--- Work to complete ---
Go through the data below and copy it exactly, skipping every picture.

--- Given material ---
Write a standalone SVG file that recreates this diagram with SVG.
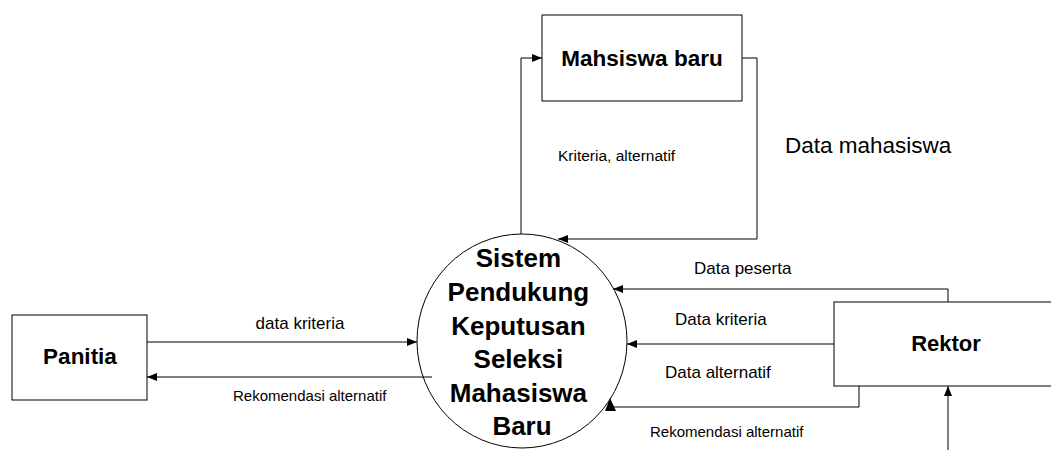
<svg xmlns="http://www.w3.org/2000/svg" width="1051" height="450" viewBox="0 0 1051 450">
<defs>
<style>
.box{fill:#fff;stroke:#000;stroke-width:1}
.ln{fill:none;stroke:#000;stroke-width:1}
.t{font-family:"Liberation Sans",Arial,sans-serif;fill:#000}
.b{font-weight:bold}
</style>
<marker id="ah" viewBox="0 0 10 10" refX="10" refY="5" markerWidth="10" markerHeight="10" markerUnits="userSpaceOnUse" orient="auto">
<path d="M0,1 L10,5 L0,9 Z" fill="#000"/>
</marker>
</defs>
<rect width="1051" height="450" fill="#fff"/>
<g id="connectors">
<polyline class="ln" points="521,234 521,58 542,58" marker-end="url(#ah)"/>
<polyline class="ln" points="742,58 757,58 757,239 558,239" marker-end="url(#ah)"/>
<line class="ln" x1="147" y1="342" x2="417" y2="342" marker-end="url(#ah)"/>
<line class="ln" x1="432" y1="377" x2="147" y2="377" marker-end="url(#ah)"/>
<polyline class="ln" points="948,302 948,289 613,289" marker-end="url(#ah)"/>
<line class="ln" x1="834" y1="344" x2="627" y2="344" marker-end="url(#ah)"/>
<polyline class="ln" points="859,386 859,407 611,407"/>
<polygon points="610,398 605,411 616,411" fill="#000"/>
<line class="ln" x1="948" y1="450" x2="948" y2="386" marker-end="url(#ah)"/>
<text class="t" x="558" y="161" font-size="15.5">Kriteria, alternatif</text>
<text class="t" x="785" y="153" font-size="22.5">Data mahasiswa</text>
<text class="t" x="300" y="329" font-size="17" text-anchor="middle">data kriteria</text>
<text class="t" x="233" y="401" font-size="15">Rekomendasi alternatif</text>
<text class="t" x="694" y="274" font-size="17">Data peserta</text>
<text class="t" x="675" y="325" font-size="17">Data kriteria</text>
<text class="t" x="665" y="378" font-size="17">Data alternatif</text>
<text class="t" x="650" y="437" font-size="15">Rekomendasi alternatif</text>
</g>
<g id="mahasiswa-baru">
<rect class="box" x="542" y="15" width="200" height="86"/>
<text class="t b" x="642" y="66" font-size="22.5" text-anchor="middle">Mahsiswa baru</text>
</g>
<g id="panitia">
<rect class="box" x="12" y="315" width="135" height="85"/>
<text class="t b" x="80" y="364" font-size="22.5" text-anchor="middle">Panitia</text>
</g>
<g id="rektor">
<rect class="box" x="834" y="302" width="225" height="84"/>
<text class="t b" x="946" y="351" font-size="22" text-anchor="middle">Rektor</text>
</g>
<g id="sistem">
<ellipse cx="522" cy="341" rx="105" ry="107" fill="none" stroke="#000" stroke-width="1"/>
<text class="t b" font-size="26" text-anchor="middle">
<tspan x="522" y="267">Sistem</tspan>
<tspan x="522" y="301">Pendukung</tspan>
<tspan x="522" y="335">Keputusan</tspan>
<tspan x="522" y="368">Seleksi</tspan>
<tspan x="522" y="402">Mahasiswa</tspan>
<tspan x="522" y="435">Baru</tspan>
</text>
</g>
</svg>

--- Result ---
Write a standalone SVG file that recreates this diagram with SVG.
<svg xmlns="http://www.w3.org/2000/svg" width="1051" height="450" viewBox="0 0 1051 450">
<defs>
<style>
.box{fill:#fff;stroke:#000;stroke-width:1}
.ln{fill:none;stroke:#000;stroke-width:1}
.t{font-family:"Liberation Sans",Arial,sans-serif;fill:#000}
.b{font-weight:bold}
</style>
<marker id="ah" viewBox="0 0 10 10" refX="10" refY="5" markerWidth="10" markerHeight="10" markerUnits="userSpaceOnUse" orient="auto">
<path d="M0,1 L10,5 L0,9 Z" fill="#000"/>
</marker>
</defs>
<rect width="1051" height="450" fill="#fff"/>
<g id="connectors">
<polyline class="ln" points="521,234 521,58 542,58" marker-end="url(#ah)"/>
<polyline class="ln" points="742,58 757,58 757,239 558,239" marker-end="url(#ah)"/>
<line class="ln" x1="147" y1="342" x2="417" y2="342" marker-end="url(#ah)"/>
<line class="ln" x1="432" y1="377" x2="147" y2="377" marker-end="url(#ah)"/>
<polyline class="ln" points="948,302 948,289 613,289" marker-end="url(#ah)"/>
<line class="ln" x1="834" y1="344" x2="627" y2="344" marker-end="url(#ah)"/>
<polyline class="ln" points="859,386 859,407 611,407"/>
<polygon points="610,398 605,411 616,411" fill="#000"/>
<line class="ln" x1="948" y1="450" x2="948" y2="386" marker-end="url(#ah)"/>
<text class="t" x="558" y="161" font-size="15.5">Kriteria, alternatif</text>
<text class="t" x="785" y="153" font-size="22.5">Data mahasiswa</text>
<text class="t" x="300" y="329" font-size="17" text-anchor="middle">data kriteria</text>
<text class="t" x="233" y="401" font-size="15">Rekomendasi alternatif</text>
<text class="t" x="694" y="274" font-size="17">Data peserta</text>
<text class="t" x="675" y="325" font-size="17">Data kriteria</text>
<text class="t" x="665" y="378" font-size="17">Data alternatif</text>
<text class="t" x="650" y="437" font-size="15">Rekomendasi alternatif</text>
</g>
<g id="mahasiswa-baru">
<rect class="box" x="542" y="15" width="200" height="86"/>
<text class="t b" x="642" y="66" font-size="22.5" text-anchor="middle">Mahsiswa baru</text>
</g>
<g id="panitia">
<rect class="box" x="12" y="315" width="135" height="85"/>
<text class="t b" x="80" y="364" font-size="22.5" text-anchor="middle">Panitia</text>
</g>
<g id="rektor">
<rect class="box" x="834" y="302" width="225" height="84"/>
<text class="t b" x="946" y="351" font-size="22" text-anchor="middle">Rektor</text>
</g>
<g id="sistem">
<ellipse cx="522" cy="341" rx="105" ry="107" fill="none" stroke="#000" stroke-width="1"/>
<text class="t b" font-size="26" text-anchor="middle">
<tspan x="522" y="267">Sistem</tspan>
<tspan x="522" y="301">Pendukung</tspan>
<tspan x="522" y="335">Keputusan</tspan>
<tspan x="522" y="368">Seleksi</tspan>
<tspan x="522" y="402">Mahasiswa</tspan>
<tspan x="522" y="435">Baru</tspan>
</text>
</g>
</svg>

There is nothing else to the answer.